LAC is about the big projects and issues, it's about building community where it doesn't exist, and it's about leadership training. Being able to take someone like a tenant at Rienzi Plaza who doesn't view themselves as a leader that yes they are, and encouraging and training them and helping them be a leader.
TB: What other neighborhood groups have you been involved with?
RI: I have been an officer and director of the Lakeview Citizens Council (LVCC). I've been a director of Shiel Park Neighbors, which is by my house. I've been co-chair of the LVCC Zoning Committee, and the secretary of LVCC.
TB: When Hansen was still in office, why did you decide at that point to run for office? Was it about being an alderman, or making sure Hansen was not an alderman?
RI: It was about being an alderman and making sure this community remained the great place it is. When I moved to Chicago, I was looking for some place to call home. Lakeview was such an important and unique place, I felt that we were in danger of losing that uniqueness, that diversity that makes Lakeview special. Ald. Hansen had a longstanding policy of letting developers do whatever the hell they wanted to do, wherever the hell they wanted to do it. That resulted in real threats to the diversity of the ward, the quality of life. There were no new parks in Lakeview anywhere during Ald. Hansen's tenure.
Through years of dealing with those issues, and through my LAC experience, I realized you can make a difference in the quality of lives of people.
TB: So as alderman, not state rep or senate ...
RI: Alderman is the closest to the people. You can really get something done.

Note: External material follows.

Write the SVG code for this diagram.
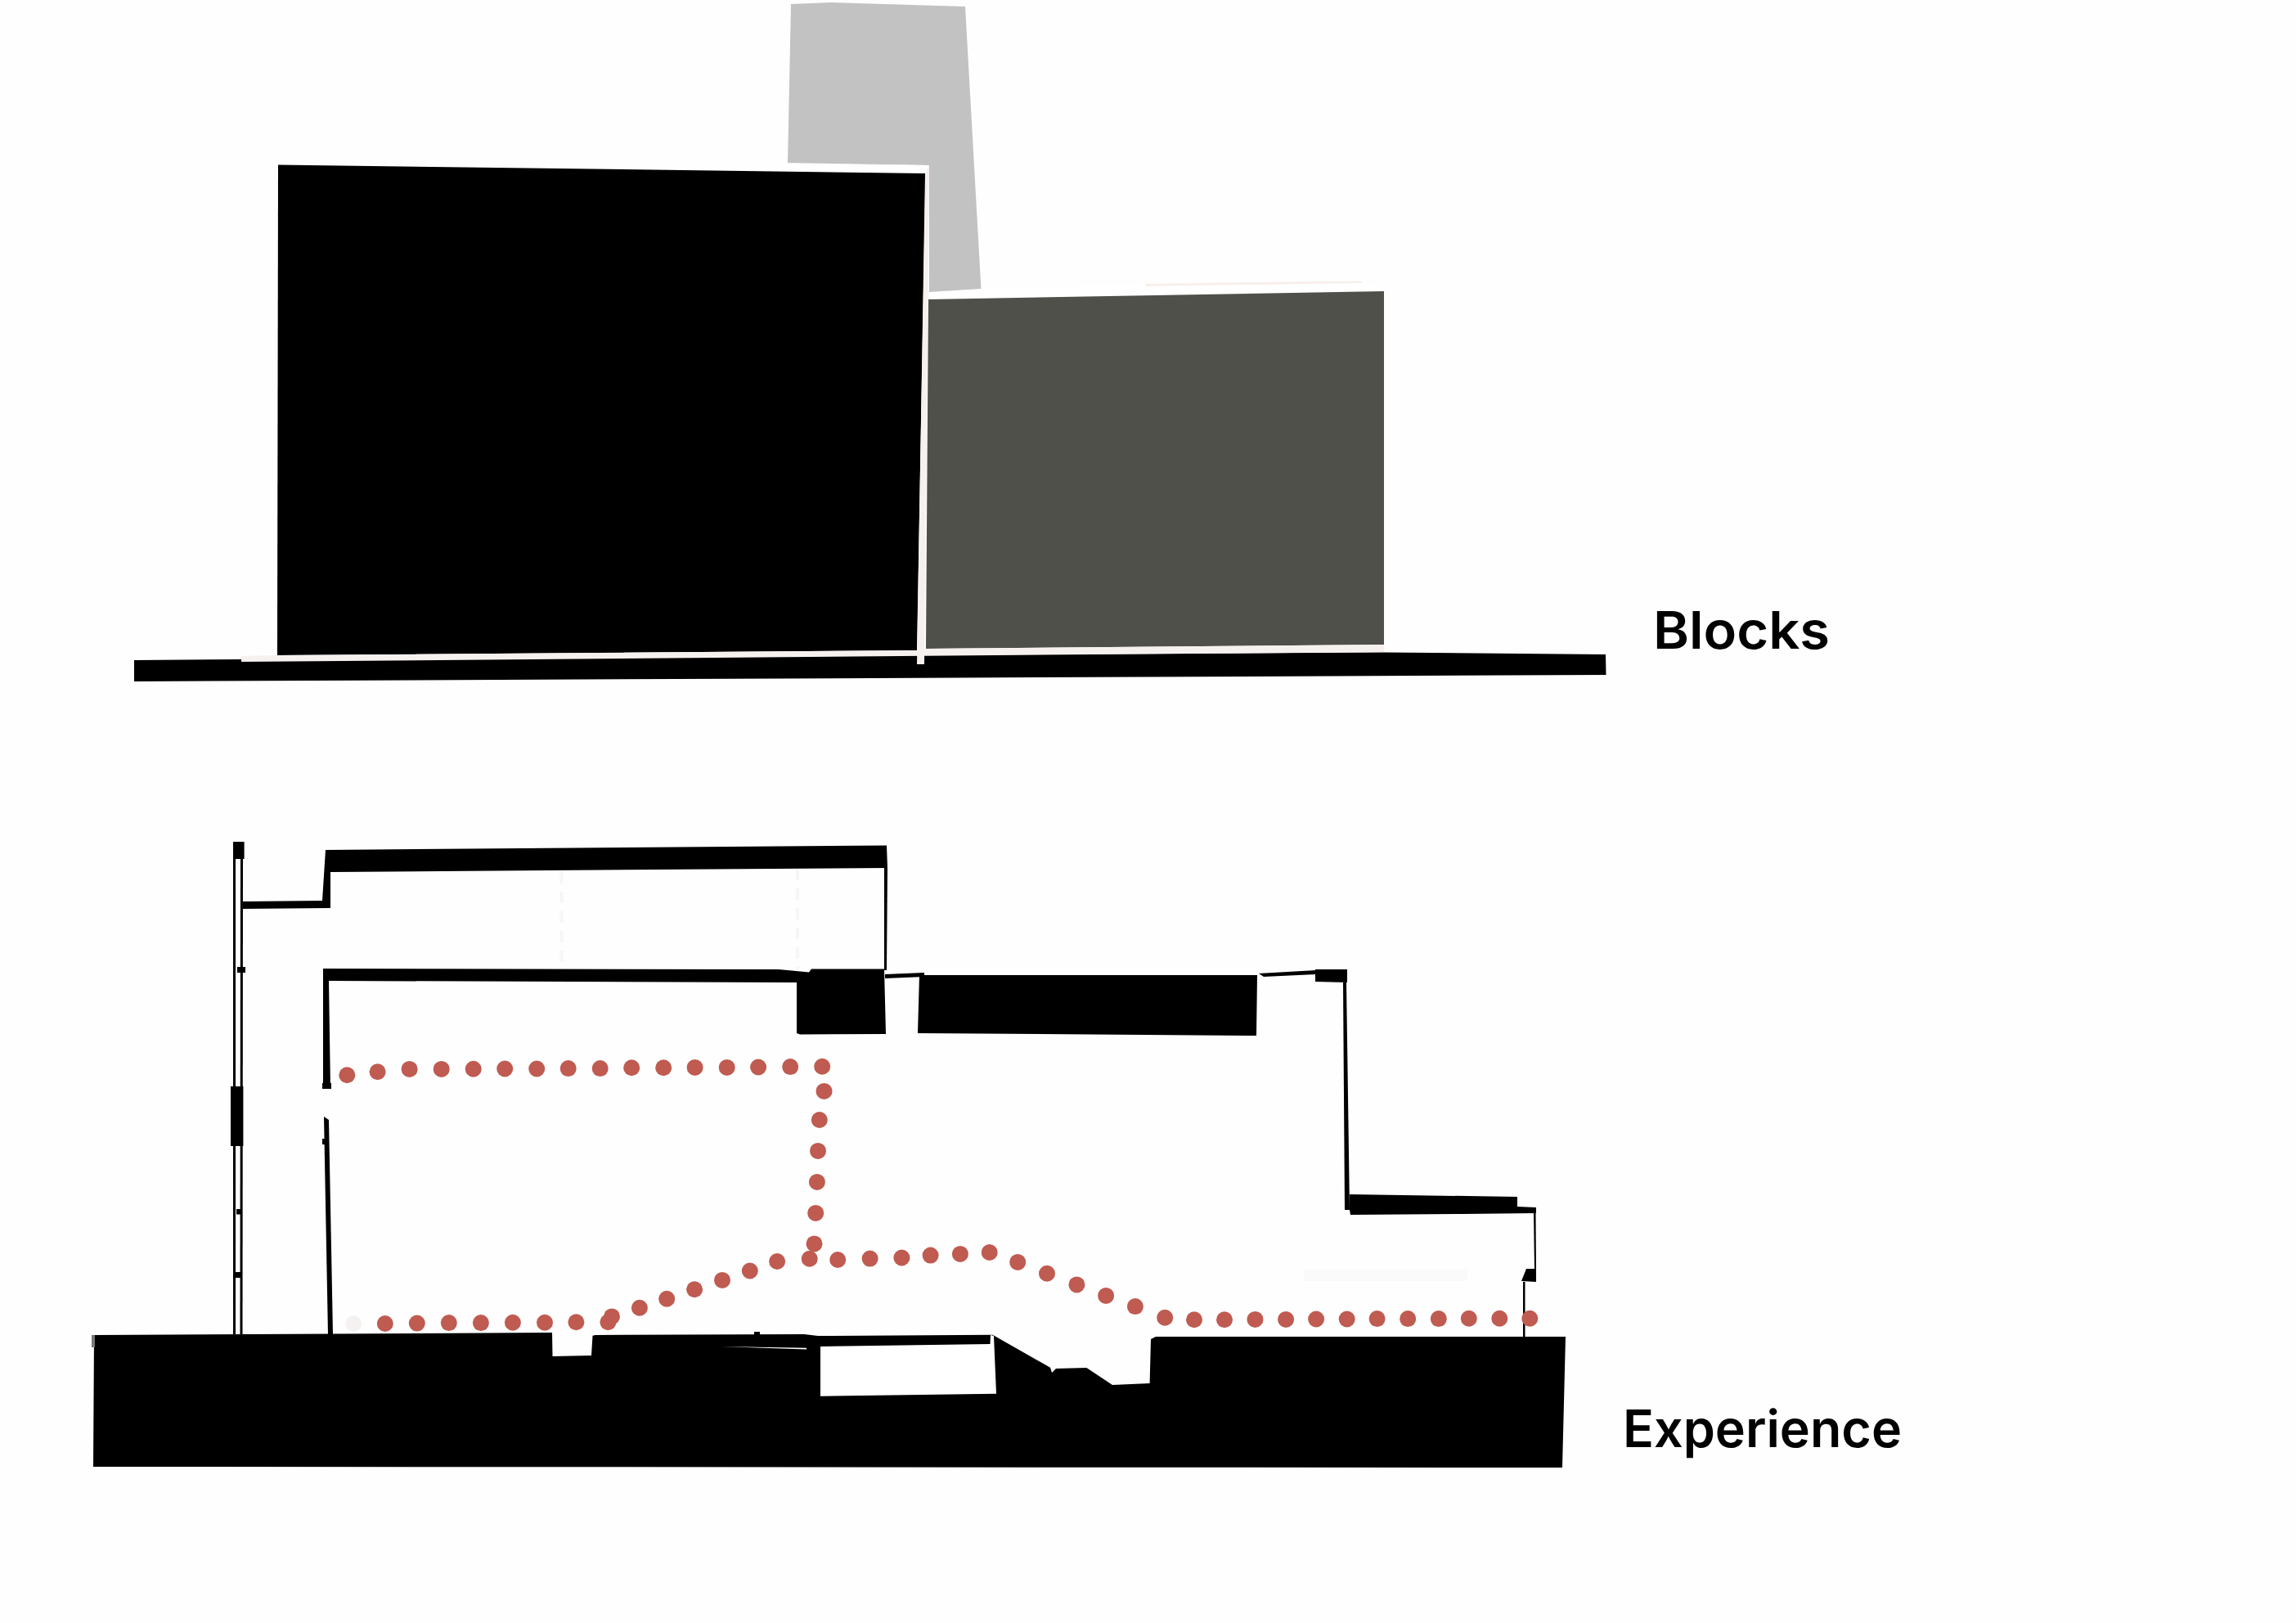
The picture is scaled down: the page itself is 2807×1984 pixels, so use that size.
<svg xmlns="http://www.w3.org/2000/svg" width="2807" height="1984" viewBox="0 0 2807 1984">
<style>
.k{fill:#000}
.w{fill:#fff}
.h{fill:#f6f1ef}
.d{fill:#bf5b51}
.f{fill:none;stroke:#f6f6f6;stroke-width:4;stroke-dasharray:14 10}
.l{font-family:Inter,"Liberation Sans",sans-serif;font-weight:600;font-size:63px;fill:#000}
</style>
<rect width="2807" height="1984" fill="#fefefe"/>
<g id="blocks">
<polygon fill="#c2c2c2" points="967,5 1016,3 1180,8 1199.5,354 1136,358 1136,202 963,200"/>
<polygon class="w" points="956,199 1136,202 1136,214 1000,214"/>
<polygon class="w" points="1136,357 1199.500,353 1400,347 1665,345 1692,354 1136,368"/>
<polygon fill="#f8efea" points="1400,347 1600,344 1665,344 1665,346 1400,350"/>
<polygon class="k" points="340,201.5 1131.5,212 1121,795 339,801"/>
<polygon fill="#4f504a" points="1135,366 1692,356 1692,788 1132,793"/>
<polygon class="k" points="164,807 295,806 1692,797.500 1963,800 1963.500,825 164,833"/>
<polygon class="h" points="295,802 339,801 1121,795 1132,793 1692,788 1692,797 295,809"/>
<polygon class="h" points="1131,212 1136,202 1130,812 1121,812"/>
</g>
<g id="section">
<polygon class="k" points="115,1632 675,1629 675.5,1658 723,1657 724.5,1632.7 728,1632 983,1631 1000,1633 1213.6,1631.7 1284,1671.7 1286,1678 1291,1673 1328.4,1672 1360,1693 1405.6,1691 1407,1637 1413,1634 1914,1634 1910,1794 114,1793"/>
<polygon class="w" points="1003,1646 1210.5,1643 1211,1632 1215,1633 1218,1703.7 1003,1706.7"/>
<polygon class="w" points="881,1646 986,1647.7 986,1649.500"/>
<rect x="922" y="1628" width="7" height="4" class="k"/>
<rect x="112" y="1632" width="4" height="15" fill="#777"/>
<polygon class="k" points="398,1039 1084,1033.5 1085,1061 404,1066 404,1110 297,1111 297,1102 394,1101"/>
<polygon class="k" points="1081,1061 1085,1061 1084,1186 1081,1186"/>
<polygon class="k" points="395,1184 952,1185 989,1188.5 992,1184.5 1081,1184.5 1083,1264 978,1264.5 974,1263 974,1201 402,1199 404,1331 395,1331"/>
<polygon class="k" points="396,1365 402,1369 407,1631 401,1631"/>
<rect x="394" y="1324" width="11" height="7" class="k"/>
<rect x="394" y="1392" width="7" height="7" class="k"/>
<rect x="285" y="1029" width="13.6" height="21" class="k"/>
<rect x="285" y="1050" width="3" height="581" class="k"/>
<polygon class="k" points="294,1050 297,1050 296.5,1631 293.500,1631"/>
<rect x="282" y="1328" width="15.400" height="73" class="k"/>
<rect x="290" y="1182" width="10" height="7" class="k"/>
<rect x="289" y="1478" width="6" height="6.500" class="k"/>
<rect x="287" y="1555" width="9" height="7" class="k"/>
<path class="f" d="M686.500 1066V1184M975 1062V1185"/>
<polygon class="k" points="1082,1191 1130,1189 1130,1194 1082,1196"/>
<polygon class="k" points="1124,1192 1537,1192 1536,1266 1122,1263"/>
<polygon class="k" points="1539,1190 1609,1186 1609,1191 1545,1194"/>
<polygon class="k" points="1608,1185 1647,1185 1647,1201 1608,1200"/>
<polygon class="k" points="1642,1201 1646,1201 1650,1479 1644,1479"/>
<polygon class="k" points="1650,1460 1855,1463 1855,1475 1878,1476 1878,1483 1788,1484 1651,1485 1650,1479"/>
<polygon class="k" points="1875,1483 1877.500,1483 1878,1552 1876,1552"/>
<polygon class="k" points="1866,1551 1878,1551 1878,1567 1860,1566"/>
<rect x="1862" y="1567" width="2.500" height="67" class="k"/>
<rect x="1594" y="1552" width="200" height="14" fill="#fafafa"/>
</g>
<g id="route">
<circle cx="432.300" cy="1618" r="10" fill="#f6f1f1"/>
<g class="d">
<circle cx="424.300" cy="1314.300" r="10"/><circle cx="461.600" cy="1310.200" r="10"/><circle cx="500.600" cy="1306.900" r="10"/><circle cx="539.700" cy="1306.900" r="10"/><circle cx="578.700" cy="1306.700" r="10"/><circle cx="617.200" cy="1306.500" r="10"/><circle cx="656.200" cy="1306.500" r="10"/><circle cx="694.700" cy="1306.100" r="10"/><circle cx="733.700" cy="1306.100" r="10"/><circle cx="772.200" cy="1305.300" r="10"/><circle cx="811.200" cy="1305.300" r="10"/><circle cx="849.600" cy="1304.900" r="10"/><circle cx="888.700" cy="1304.900" r="10"/><circle cx="927.100" cy="1304.500" r="10"/><circle cx="966.200" cy="1304.100" r="10"/><circle cx="1005.200" cy="1303.700" r="10"/>
<circle cx="1007.500" cy="1333.900" r="10"/><circle cx="1001.800" cy="1369" r="10"/><circle cx="1000" cy="1406.900" r="10"/><circle cx="998.900" cy="1444.900" r="10"/><circle cx="997.200" cy="1482.900" r="10"/><circle cx="995.500" cy="1520.400" r="10"/>
<circle cx="470.800" cy="1618" r="10"/><circle cx="509.800" cy="1617.600" r="10"/><circle cx="548.800" cy="1617.100" r="10"/><circle cx="587.900" cy="1617.100" r="10"/><circle cx="626.900" cy="1616.700" r="10"/><circle cx="666" cy="1616.700" r="10"/><circle cx="704.400" cy="1616.300" r="10"/><circle cx="743.400" cy="1616.300" r="10"/>
<circle cx="748" cy="1609.400" r="10"/><circle cx="781.900" cy="1598.800" r="10"/><circle cx="815.200" cy="1587.800" r="10"/><circle cx="849.100" cy="1576.300" r="10"/><circle cx="883" cy="1564.900" r="10"/><circle cx="916.800" cy="1553.500" r="10"/><circle cx="950.100" cy="1542" r="10"/><circle cx="989.700" cy="1538.800" r="10"/>
<circle cx="1024.200" cy="1540" r="10"/><circle cx="1063.600" cy="1538.600" r="10"/><circle cx="1102.400" cy="1537.500" r="10"/><circle cx="1137.600" cy="1534.600" r="10"/><circle cx="1173.900" cy="1532.900" r="10"/><circle cx="1209.700" cy="1531" r="10"/><circle cx="1244.200" cy="1542.900" r="10"/><circle cx="1280" cy="1556.800" r="10"/><circle cx="1316.400" cy="1570.400" r="10"/><circle cx="1352.100" cy="1583.900" r="10"/><circle cx="1387.900" cy="1597.100" r="10"/><circle cx="1424.200" cy="1610.700" r="10"/><circle cx="1460" cy="1613.200" r="10"/><circle cx="1497" cy="1613.200" r="10"/><circle cx="1534.500" cy="1612.900" r="10"/><circle cx="1572.100" cy="1612.900" r="10"/><circle cx="1609.100" cy="1612.500" r="10"/><circle cx="1646.700" cy="1612.500" r="10"/><circle cx="1683.600" cy="1612.100" r="10"/><circle cx="1721.200" cy="1612.100" r="10"/><circle cx="1758.800" cy="1612.100" r="10"/><circle cx="1795.800" cy="1611.800" r="10"/><circle cx="1833.300" cy="1611.800" r="10"/><circle cx="1870.300" cy="1611.800" r="10"/>
</g>
</g>
<text class="l" x="2021" y="793" textLength="216" lengthAdjust="spacingAndGlyphs">Blocks</text>
<text class="l" x="1984" y="1769" textLength="341" lengthAdjust="spacingAndGlyphs">Experience</text>
</svg>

TB: Explain more about the big issues and problems you had with how Hansen did it, and how you would do it different. Also how you would be different than Tom Tunney.
RI: Tom said he wouldn't do things different. ... He is backed by some of the same people. Let's take a look at the bigger picture. The issue that comes up all the time meeting people is the overdevelopment issue. It's not an issue just since Hansen got out of the race. My question for Tom, and Dean Maragos and other candidates in this is race is, where were you when these issues came up? When Hansen said there is nothing special on Halsted? When the lot across from the Vic Theatre zoning was changed—to put a huge building there? They were not involved. Either they didn't care or were not willing or able to take on Bernie.
When the hate-crimes pattern was discovered in Lakeview, where were they?
Past performance is a good predictor of future performance. Tom is Bernie's hand-picked candidate. The same people that supported Hansen are supporting Tom.
TB: I understand he does have a lot of the same political people supporting him. But you also suggest developers and others as well? Do you have specific developer names?
RI: We have not seen the campaign donation reports. I would guess that some of the $178,000 Bernie has in his war chest will be used for Tom. Same with the 44th Ward organizational money. At Belmont and Sheffield, there are investors in that development to the best of my knowledge who are also supportive of Tom. I just don't think Tom is going to be able to have the independent voice that's needed for the ward.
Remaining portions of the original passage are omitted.